• TASK OBJECTIVE: Scan the data below for the string "full". Copy every line where it appears.

◆ ◆ ◆ ◆ ◆

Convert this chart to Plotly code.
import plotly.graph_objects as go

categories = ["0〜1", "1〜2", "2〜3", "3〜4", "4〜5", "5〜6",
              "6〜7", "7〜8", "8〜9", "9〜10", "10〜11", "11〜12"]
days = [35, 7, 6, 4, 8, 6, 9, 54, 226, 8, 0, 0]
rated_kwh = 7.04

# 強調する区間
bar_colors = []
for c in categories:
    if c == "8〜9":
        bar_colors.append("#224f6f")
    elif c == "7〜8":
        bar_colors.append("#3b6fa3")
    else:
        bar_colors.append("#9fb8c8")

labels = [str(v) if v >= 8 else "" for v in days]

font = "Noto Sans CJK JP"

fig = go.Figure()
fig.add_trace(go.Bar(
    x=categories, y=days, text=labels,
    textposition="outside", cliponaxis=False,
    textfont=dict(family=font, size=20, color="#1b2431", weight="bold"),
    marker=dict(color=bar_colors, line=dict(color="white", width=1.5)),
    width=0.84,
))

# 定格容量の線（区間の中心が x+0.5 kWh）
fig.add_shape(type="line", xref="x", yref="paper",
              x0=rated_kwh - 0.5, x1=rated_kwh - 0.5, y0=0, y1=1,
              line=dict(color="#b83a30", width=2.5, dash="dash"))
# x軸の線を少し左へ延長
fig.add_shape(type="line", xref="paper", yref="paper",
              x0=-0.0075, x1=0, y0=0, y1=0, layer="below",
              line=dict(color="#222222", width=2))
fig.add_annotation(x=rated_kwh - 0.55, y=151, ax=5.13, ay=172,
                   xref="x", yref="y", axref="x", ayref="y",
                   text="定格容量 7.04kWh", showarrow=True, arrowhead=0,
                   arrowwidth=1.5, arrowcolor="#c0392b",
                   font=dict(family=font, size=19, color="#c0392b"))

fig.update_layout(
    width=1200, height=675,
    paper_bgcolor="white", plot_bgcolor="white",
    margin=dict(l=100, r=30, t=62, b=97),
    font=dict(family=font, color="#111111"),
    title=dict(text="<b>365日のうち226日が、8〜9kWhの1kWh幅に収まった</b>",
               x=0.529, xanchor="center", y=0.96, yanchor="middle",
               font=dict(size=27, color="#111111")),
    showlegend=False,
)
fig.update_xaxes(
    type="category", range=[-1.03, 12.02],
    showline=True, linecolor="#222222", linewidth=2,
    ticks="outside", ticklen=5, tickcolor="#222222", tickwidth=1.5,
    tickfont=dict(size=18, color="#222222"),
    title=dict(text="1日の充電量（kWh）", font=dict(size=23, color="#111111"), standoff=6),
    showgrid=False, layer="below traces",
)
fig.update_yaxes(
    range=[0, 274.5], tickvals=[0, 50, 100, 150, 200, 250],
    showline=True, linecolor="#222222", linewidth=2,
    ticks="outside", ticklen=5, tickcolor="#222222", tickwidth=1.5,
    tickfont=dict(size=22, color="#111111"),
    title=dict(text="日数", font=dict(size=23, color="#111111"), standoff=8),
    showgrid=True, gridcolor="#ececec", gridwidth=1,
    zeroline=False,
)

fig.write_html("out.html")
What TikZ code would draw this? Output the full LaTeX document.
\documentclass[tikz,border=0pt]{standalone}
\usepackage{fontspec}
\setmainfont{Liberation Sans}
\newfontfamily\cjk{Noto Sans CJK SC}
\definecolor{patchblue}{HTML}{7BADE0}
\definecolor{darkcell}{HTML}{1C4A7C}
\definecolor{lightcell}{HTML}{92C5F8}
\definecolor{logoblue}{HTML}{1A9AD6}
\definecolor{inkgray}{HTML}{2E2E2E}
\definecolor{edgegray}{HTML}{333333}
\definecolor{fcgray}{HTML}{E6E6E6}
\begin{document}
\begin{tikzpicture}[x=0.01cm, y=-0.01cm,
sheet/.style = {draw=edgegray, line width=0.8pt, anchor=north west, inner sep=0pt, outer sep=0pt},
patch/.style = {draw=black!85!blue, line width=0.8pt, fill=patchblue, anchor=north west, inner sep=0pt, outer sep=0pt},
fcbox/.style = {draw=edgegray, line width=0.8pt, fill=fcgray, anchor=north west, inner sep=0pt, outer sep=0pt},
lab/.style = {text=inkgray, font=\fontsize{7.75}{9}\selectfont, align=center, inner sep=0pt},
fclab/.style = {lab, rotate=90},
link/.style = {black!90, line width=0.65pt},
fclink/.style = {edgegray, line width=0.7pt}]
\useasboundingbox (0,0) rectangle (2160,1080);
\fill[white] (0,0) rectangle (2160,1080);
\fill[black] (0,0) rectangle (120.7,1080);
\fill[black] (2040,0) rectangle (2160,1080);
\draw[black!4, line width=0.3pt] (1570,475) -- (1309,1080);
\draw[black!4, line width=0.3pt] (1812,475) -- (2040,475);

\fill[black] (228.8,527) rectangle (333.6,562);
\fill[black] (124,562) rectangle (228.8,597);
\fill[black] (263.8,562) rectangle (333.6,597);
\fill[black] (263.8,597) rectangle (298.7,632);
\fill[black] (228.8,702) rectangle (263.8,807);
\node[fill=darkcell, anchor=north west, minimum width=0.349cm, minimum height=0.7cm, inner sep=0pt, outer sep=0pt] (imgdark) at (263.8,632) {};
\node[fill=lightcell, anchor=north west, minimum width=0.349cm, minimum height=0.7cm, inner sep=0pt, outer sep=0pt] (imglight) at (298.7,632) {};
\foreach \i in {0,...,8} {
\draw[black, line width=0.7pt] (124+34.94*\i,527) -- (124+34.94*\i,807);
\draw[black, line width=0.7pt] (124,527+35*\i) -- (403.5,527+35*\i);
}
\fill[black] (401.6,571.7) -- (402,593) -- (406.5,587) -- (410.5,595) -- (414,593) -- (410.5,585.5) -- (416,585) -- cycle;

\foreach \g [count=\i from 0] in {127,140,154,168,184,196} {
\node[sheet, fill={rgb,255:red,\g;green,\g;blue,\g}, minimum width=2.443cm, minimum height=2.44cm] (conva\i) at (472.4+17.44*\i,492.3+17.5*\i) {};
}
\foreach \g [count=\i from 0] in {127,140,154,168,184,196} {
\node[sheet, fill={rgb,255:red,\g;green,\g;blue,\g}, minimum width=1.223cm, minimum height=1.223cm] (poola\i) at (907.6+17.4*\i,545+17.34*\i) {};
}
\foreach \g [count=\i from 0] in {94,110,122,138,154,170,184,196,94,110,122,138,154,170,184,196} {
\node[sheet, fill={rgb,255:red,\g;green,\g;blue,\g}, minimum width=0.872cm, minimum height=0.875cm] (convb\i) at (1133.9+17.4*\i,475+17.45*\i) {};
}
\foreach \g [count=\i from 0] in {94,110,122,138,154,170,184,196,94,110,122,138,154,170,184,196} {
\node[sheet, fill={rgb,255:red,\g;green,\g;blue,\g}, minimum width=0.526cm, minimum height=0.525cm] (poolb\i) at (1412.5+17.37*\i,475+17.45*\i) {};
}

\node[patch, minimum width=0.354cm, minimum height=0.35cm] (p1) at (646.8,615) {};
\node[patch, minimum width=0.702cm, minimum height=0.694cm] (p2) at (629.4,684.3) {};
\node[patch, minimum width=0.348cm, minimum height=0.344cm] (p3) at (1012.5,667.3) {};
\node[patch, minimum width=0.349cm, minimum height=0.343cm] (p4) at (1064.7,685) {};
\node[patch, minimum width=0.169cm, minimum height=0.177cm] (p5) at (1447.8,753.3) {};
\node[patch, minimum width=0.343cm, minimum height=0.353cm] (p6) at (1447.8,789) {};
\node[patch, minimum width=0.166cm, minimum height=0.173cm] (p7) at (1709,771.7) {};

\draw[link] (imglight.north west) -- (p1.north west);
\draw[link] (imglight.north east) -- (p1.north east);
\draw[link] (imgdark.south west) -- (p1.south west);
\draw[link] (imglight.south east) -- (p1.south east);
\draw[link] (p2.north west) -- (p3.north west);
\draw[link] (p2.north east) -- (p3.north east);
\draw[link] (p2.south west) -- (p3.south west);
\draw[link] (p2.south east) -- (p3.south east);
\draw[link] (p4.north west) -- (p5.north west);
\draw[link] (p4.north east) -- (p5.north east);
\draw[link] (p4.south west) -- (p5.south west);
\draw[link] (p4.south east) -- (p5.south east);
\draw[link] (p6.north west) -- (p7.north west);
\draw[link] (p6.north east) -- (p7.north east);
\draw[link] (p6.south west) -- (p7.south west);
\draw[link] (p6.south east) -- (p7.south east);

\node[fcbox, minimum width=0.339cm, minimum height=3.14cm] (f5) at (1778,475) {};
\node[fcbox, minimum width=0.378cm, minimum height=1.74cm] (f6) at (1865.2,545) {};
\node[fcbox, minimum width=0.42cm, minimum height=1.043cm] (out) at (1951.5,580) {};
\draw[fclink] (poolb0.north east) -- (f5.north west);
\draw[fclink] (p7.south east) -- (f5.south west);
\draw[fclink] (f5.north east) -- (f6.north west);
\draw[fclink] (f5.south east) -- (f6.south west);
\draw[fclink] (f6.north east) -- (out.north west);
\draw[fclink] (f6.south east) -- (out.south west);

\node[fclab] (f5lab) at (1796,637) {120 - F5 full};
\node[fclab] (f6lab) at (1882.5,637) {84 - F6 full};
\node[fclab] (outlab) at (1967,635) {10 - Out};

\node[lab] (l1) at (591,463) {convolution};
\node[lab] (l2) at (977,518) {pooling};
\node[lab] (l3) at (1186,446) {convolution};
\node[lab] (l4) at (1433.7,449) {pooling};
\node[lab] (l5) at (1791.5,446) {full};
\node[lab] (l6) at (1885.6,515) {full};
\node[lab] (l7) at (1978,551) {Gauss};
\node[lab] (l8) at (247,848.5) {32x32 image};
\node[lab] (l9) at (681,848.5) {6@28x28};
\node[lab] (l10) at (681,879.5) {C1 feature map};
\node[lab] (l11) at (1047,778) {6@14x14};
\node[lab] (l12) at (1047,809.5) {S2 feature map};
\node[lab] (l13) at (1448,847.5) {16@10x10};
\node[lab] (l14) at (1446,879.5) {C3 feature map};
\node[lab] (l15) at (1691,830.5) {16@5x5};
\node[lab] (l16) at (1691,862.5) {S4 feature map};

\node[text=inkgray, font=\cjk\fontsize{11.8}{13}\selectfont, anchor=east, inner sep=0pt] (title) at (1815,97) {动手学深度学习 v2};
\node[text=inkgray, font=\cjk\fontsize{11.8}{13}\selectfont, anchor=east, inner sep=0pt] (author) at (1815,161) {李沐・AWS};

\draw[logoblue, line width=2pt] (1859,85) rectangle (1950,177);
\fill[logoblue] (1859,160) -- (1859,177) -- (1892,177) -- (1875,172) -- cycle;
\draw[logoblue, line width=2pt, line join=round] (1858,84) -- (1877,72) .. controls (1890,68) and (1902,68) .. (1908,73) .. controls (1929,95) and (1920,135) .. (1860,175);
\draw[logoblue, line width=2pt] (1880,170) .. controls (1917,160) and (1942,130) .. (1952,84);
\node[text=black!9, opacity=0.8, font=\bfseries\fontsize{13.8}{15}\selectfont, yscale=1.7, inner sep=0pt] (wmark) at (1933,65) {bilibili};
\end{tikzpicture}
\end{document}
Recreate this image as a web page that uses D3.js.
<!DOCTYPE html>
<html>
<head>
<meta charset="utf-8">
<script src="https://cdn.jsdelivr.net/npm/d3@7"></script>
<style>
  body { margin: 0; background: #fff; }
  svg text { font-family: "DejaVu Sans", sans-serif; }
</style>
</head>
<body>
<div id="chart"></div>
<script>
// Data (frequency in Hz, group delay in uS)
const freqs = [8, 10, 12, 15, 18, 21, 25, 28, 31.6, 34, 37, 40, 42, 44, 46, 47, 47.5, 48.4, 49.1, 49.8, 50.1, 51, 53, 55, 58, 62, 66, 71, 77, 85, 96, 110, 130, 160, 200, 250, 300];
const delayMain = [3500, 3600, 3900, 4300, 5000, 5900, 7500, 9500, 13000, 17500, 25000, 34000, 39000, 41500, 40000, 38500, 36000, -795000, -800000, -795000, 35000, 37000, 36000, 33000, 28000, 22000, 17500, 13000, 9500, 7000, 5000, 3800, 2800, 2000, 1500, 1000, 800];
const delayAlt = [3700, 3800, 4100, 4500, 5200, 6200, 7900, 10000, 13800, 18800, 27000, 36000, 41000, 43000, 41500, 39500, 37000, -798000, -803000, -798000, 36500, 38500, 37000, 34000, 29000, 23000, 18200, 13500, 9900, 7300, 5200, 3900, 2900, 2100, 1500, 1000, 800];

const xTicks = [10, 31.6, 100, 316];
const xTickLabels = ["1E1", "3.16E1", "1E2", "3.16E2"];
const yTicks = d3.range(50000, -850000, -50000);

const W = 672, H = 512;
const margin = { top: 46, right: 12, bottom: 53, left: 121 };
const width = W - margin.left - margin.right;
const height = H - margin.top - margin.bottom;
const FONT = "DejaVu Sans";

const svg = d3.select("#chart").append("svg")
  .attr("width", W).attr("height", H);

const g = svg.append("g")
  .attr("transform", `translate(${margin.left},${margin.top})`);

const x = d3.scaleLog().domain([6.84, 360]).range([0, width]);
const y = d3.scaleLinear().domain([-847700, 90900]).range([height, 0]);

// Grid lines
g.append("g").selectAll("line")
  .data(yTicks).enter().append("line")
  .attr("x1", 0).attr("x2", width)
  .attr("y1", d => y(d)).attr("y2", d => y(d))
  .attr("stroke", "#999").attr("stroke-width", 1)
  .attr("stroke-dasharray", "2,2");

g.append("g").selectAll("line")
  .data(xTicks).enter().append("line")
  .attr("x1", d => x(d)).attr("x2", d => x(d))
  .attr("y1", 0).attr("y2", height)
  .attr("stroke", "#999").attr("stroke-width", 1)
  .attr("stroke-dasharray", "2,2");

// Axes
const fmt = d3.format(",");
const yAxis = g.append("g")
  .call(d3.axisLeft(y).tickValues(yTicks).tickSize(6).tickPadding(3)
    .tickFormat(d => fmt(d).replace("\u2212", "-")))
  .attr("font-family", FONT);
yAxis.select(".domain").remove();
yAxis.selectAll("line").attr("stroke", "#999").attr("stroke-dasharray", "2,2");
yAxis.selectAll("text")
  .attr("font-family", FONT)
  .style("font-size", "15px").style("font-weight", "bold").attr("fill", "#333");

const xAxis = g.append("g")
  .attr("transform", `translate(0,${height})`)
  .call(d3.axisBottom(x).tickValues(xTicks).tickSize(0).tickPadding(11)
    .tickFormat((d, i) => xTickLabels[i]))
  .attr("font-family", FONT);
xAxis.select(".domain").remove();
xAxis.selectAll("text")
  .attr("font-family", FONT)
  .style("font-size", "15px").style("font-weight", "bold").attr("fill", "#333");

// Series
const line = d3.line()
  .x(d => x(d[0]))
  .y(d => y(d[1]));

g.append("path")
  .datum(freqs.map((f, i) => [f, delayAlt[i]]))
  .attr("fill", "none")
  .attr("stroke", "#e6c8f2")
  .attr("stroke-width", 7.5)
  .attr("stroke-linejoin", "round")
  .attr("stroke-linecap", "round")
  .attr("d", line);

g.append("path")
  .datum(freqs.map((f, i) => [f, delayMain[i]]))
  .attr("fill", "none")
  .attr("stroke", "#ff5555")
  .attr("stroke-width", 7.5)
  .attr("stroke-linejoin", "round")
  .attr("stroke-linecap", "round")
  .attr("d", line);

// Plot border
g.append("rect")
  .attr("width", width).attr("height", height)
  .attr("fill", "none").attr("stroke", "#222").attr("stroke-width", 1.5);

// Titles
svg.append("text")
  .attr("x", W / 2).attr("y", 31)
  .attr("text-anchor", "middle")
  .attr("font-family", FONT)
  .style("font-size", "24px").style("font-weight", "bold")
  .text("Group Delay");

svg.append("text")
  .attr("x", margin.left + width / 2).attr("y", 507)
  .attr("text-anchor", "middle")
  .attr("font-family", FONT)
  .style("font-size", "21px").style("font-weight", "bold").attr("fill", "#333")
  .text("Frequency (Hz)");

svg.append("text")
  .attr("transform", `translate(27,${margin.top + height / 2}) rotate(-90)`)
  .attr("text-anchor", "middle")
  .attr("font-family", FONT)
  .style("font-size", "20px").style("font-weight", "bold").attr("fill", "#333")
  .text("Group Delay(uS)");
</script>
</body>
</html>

◆ ◆ ◆ ◆ ◆

• OUTPUT:
What TikZ code would draw this? Output the full LaTeX document.
\node[fclab] (f5lab) at (1796,637) {120 - F5 full};
\node[fclab] (f6lab) at (1882.5,637) {84 - F6 full};
\node[lab] (l5) at (1791.5,446) {full};
\node[lab] (l6) at (1885.6,515) {full};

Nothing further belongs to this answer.